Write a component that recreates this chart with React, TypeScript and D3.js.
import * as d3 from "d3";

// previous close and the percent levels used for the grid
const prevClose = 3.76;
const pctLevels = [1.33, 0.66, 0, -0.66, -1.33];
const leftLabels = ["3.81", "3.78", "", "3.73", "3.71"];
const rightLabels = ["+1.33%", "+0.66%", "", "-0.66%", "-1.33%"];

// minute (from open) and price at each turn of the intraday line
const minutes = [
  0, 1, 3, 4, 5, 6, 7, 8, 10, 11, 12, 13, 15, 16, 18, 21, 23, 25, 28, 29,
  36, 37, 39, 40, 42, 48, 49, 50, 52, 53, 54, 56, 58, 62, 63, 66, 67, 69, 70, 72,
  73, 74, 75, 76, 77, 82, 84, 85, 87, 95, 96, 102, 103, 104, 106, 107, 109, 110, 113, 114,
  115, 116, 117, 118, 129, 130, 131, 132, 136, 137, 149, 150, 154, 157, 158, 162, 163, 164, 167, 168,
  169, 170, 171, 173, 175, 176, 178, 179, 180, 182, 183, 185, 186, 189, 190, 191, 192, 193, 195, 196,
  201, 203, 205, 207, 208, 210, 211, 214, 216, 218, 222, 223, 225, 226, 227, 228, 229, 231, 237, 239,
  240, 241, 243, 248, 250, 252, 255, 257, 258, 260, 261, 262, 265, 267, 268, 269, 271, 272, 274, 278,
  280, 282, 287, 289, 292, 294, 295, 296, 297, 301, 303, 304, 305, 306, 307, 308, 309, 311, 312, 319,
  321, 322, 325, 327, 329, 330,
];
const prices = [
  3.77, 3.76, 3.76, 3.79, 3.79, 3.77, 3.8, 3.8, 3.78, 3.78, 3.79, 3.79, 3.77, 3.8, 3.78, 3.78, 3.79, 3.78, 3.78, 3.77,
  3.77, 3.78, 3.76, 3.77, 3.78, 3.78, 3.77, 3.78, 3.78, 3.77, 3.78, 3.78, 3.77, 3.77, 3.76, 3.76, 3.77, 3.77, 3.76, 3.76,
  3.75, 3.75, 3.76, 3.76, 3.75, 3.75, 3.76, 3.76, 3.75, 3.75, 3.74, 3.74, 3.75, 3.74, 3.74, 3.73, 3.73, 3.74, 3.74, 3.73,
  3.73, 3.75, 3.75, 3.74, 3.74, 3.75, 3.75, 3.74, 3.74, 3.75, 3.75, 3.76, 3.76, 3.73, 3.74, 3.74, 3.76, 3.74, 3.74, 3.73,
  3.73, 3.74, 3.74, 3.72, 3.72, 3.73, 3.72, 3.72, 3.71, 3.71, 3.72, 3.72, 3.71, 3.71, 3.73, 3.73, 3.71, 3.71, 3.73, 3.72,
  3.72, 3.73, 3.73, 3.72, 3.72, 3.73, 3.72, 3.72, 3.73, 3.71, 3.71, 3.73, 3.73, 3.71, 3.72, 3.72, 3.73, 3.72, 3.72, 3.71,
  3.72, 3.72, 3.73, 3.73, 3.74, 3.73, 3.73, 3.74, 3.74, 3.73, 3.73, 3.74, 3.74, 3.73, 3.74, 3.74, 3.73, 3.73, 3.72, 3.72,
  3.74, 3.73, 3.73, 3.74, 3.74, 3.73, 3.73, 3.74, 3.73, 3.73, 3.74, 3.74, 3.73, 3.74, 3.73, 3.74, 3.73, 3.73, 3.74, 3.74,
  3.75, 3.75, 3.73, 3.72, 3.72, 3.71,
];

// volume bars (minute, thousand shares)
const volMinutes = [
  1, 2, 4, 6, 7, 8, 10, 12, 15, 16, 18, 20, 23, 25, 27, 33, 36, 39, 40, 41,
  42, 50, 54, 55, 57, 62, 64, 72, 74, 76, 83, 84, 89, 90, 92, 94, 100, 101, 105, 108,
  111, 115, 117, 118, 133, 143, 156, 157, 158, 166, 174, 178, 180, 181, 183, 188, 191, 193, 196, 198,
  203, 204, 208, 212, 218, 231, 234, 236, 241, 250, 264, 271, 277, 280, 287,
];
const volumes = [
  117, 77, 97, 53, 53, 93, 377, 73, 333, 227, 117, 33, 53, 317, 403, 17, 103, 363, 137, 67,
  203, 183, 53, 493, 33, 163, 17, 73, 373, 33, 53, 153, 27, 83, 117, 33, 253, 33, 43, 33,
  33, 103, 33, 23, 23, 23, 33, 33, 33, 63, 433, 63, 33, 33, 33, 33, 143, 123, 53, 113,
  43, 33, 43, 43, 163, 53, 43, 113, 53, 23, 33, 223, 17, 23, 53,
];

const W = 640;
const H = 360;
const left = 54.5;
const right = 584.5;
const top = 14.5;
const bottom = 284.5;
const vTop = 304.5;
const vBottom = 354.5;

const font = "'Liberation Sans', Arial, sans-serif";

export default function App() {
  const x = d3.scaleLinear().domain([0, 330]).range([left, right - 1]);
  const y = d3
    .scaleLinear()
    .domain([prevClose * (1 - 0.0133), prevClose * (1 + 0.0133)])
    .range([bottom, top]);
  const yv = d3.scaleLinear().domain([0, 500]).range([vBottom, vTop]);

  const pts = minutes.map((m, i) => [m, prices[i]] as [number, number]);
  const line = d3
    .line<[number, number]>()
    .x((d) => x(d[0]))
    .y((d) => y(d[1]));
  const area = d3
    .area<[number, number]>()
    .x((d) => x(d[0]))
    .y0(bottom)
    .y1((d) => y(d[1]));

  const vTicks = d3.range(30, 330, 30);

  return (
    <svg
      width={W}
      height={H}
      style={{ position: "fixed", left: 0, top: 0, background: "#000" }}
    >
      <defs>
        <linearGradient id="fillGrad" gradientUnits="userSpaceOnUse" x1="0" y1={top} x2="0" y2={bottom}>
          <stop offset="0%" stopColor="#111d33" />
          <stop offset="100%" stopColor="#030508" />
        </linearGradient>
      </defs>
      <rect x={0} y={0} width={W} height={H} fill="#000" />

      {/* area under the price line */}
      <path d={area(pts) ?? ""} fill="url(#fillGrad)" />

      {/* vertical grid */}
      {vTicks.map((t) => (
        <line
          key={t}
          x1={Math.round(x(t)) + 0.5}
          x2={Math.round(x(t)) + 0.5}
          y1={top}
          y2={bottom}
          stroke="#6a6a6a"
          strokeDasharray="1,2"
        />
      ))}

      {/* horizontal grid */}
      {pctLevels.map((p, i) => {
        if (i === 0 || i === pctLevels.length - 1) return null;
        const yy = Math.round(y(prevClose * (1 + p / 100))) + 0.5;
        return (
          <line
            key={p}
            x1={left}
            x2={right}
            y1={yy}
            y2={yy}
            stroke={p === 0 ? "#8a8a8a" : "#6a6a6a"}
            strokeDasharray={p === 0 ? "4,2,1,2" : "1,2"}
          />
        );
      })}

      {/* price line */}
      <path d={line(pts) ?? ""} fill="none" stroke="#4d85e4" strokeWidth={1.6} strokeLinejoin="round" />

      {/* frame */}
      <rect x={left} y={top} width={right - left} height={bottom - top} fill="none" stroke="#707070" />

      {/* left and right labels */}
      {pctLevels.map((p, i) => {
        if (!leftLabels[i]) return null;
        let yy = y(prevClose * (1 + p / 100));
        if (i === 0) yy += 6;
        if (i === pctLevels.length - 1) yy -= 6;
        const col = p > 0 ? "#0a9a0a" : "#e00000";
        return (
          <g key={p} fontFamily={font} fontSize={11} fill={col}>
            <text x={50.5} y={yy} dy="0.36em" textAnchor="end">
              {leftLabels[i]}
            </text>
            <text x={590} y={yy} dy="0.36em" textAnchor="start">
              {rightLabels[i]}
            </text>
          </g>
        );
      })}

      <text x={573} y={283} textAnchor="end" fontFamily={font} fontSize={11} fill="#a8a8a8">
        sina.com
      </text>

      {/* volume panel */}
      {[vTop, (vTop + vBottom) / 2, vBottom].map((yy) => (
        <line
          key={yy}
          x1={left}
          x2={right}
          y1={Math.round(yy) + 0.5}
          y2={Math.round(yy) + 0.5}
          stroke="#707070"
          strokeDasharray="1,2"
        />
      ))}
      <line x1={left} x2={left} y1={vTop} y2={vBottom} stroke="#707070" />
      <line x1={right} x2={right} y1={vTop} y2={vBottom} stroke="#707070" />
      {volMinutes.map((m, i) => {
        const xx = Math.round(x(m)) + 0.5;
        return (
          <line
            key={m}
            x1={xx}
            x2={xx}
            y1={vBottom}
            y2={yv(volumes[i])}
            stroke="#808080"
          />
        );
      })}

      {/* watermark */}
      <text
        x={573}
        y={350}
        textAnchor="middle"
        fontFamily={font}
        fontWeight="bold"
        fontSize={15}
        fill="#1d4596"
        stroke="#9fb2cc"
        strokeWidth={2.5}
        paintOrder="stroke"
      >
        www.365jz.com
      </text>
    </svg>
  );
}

○ ○ ○

▸ **INSTRUCTION**: Only the lines from the beginning of the material to the line containing "import * as" should be echoed, verbatim and in full.

▸ **OUTPUT FOR THIS TASK**:
Write a component that recreates this chart with React, TypeScript and D3.js.
import * as d3 from "d3";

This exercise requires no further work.